Back to Shared Memory

Although missing just the shared memory information is probably not a big deal, it would be nice to get the data originally captured in bWatch. The procedure that gets the shared memory information in bWatch.tcl is:

proc getSharedMemory {host} {

global command bWatchDir

set errorCode \
[catch {set sharedMemory \
[exec cat $bWatchDir/bWatchMemInfo | grep MemShared]} errorMessage]
# check if the command returned an error
if {$errorCode} {
set date [getDate]
.console.messageList insert end \
"$date :: getSharedMemory($host) : $errorMessage"
return "error"
} else {
return $sharedMemory
}

Notice that it runs the command grep MemShared from the information gathered with cat /proc/meminfo . (You need to dig into the code a bit to find out that it stores the result from cat so it can be searched for the needed information.)

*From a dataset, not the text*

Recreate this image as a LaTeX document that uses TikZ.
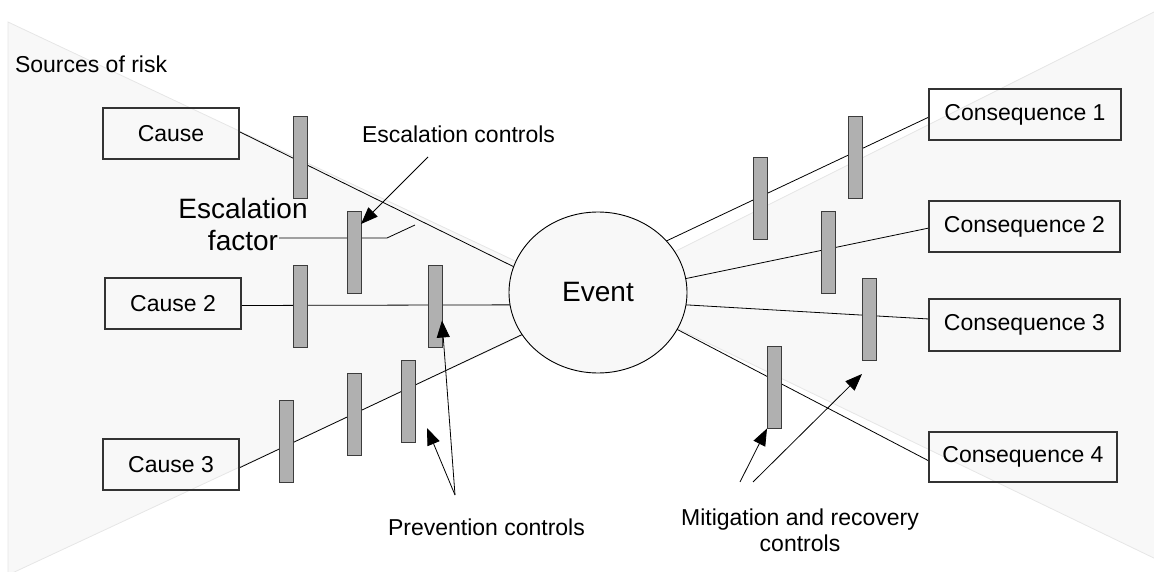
\documentclass[tikz,border=0pt]{standalone}
\usepackage{fontspec}
\setmainfont{Liberation Sans}
\usetikzlibrary{shapes.geometric,arrows.meta,calc}
\definecolor{bgfill}{HTML}{F8F8F8}
\definecolor{bgedge}{HTML}{E6E6E6}
\definecolor{barfill}{HTML}{B0B0B0}
\definecolor{baredge}{HTML}{3C3C3C}
\definecolor{boxedge}{HTML}{333333}
\pgfdeclarelayer{back}
\pgfdeclarelayer{links}
\pgfsetlayers{back,links,main}
\begin{document}
\begin{tikzpicture}[x=1pt,y=-1pt,
  lbl/.style={font=\fontsize{23}{26}\selectfont, inner sep=0pt, outer sep=0pt},
  big/.style={font=\fontsize{28}{32}\selectfont, inner sep=0pt, outer sep=0pt},
  entity/.style={draw=boxedge, line width=1.1pt, minimum height=51pt, inner sep=0pt, outer sep=0pt, font=\fontsize{23}{26}\selectfont},
  eventnode/.style={ellipse, draw=black, fill=bgfill, line width=0.9pt, minimum width=178pt, minimum height=161pt, inner sep=0pt, outer sep=0pt, font=\fontsize{28}{32}\selectfont},
  barrier/.style={draw=baredge, fill=barfill, line width=0.8pt, minimum width=14pt, minimum height=82pt, inner sep=0pt, outer sep=0pt},
  link/.style={draw=black, line width=0.8pt},
  ptr/.style={draw=black, line width=0.8pt, -{Triangle[length=17pt,width=13pt]}},
  bgshape/.style={fill=bgfill, draw=bgedge, line width=0.8pt},
]
\useasboundingbox (0,0) rectangle (1154,572);

% background bow-tie wedges
\begin{pgfonlayer}{back}
  \path[bgshape] (8,22) -- (598,300) -- (8,575) -- cycle;
  \path[bgshape] (598,290) -- (1160,9) -- (1160,561) -- cycle;
\end{pgfonlayer}

% entities
\node[entity, minimum width=136pt] (c1) at (171,133.5) {Cause};
\node[entity, minimum width=136pt] (c2) at (173,303.5) {Cause 2};
\node[entity, minimum width=136pt] (c3) at (171,464.5) {Cause 3};
\node[entity, minimum width=192pt] (q1) at (1025,114.5) {Consequence 1};
\node[entity, minimum width=191pt] (q2) at (1024.5,226.5) {Consequence 2};
\node[entity, minimum width=191pt, minimum height=52pt] (q3) at (1024.5,325) {Consequence 3};
\node[entity, minimum width=188pt, minimum height=50pt] (q4) at (1023,457) {Consequence 4};
\node[eventnode] (ev) at (598,292.5) {\raisebox{-3pt}{Event}};

% barriers
\node[barrier] (bc1) at (300,157) {};
\node[barrier] (besc) at (354,252) {};
\node[barrier] (bc2a) at (300,306.5) {};
\node[barrier] (bc2b) at (435,306.5) {};
\node[barrier] (bc3a) at (286,441.5) {};
\node[barrier] (bc3b) at (354,414) {};
\node[barrier] (bc3c) at (408,401) {};
\node[barrier] (bq1a) at (760,198) {};
\node[barrier] (bq1b) at (855,157) {};
\node[barrier] (bq2) at (828,252) {};
\node[barrier] (bq3) at (869,319) {};
\node[barrier] (bq4) at (774,387.5) {};

% labels
\node[lbl, anchor=base west] (src) at (15,73) {Sources of risk};
\node[lbl, anchor=base west] (esc) at (362,143) {Escalation controls};
\node[big, anchor=base, align=center] (ef) at (243,251) {Escalation\\factor};
\node[lbl, anchor=base west] (prev) at (388,535) {Prevention controls};
\node[lbl, anchor=base, align=center] (mit) at (800,551) {Mitigation and recovery\\controls};

% free ends of pointers
\coordinate (ef1) at (279,238);
\coordinate (ef2) at (387,238);
\coordinate (ef3) at (415,225);
\coordinate (escA) at (428,157);
\coordinate (prevA) at (455,495);
\coordinate (mitA) at (740,482);
\coordinate (mitB) at (753,482);

% pathways (under the barriers)
\begin{pgfonlayer}{links}
  \draw[link] ([yshift=2pt]c1.east) -- (ev.163);
  \draw[link] ([yshift=-2pt]c2.east) -- (ev.188);
  \draw[link] ([yshift=-3.5pt]c3.east) -- (ev.209);
  \draw[link] (ev.37) -- ([yshift=-2.5pt]q1.west);
  \draw[link] (ev.9) -- ([yshift=-1.5pt]q2.west);
  \draw[link] (ev.-8) -- ([yshift=6pt]q3.west);
  \draw[link] (ev.-25) -- ([yshift=-4pt]q4.west);
  \draw[link] (ef1) -- (ef2) -- (ef3);
\end{pgfonlayer}

% pointers
\draw[ptr] (escA) -- ([yshift=-13pt]besc.north east);
\draw[ptr] (prevA) -- ([yshift=27pt]bc2b.south east);
\draw[ptr] (prevA) -- ([xshift=12pt,yshift=14pt]bc3c.south east);
\draw[ptr] (mitA) -- (bq4.south west);
\draw[ptr] (mitB) -- ([yshift=-14pt]bq3.south west);
\end{tikzpicture}
\end{document}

The output of cat /proc/meminfo from a modern Linux system won’t show MemShared . The closest output is Shmem , so you can just change the grep command to grep Shmem . If you do this and restart bWatch.tcl , you’ll see that the Shared Mem column reappears (Figure 6). Note that you might have to go back and re-select Shared Memory under Options to get it to show.

Figure 6: The reappearance of Shared Mem.

Summary

I remember using bWatch many years ago on my clusters, and I loved the simplicity of the GUI and its ease of configuration, along with the simple information it provided. After 21 years, I was surprised how easily I got bWatch working again. I think that shows the importance of keeping programming languages and GUIs somewhat fixed, along with LInux interfaces (e.g., /proc/meminfo ), with a few small exceptions. I also like that you don’t have to be an admin to use bWatch. Even a humble user can gather this data.

Give bWatch a whirl and poke around with some of the options (which you can save to your .bWatchrc.tcl file). Although there really is no need, I think it would be interesting to port bWatch to Python, because it would probably be faster than I relearning TCL/Tk.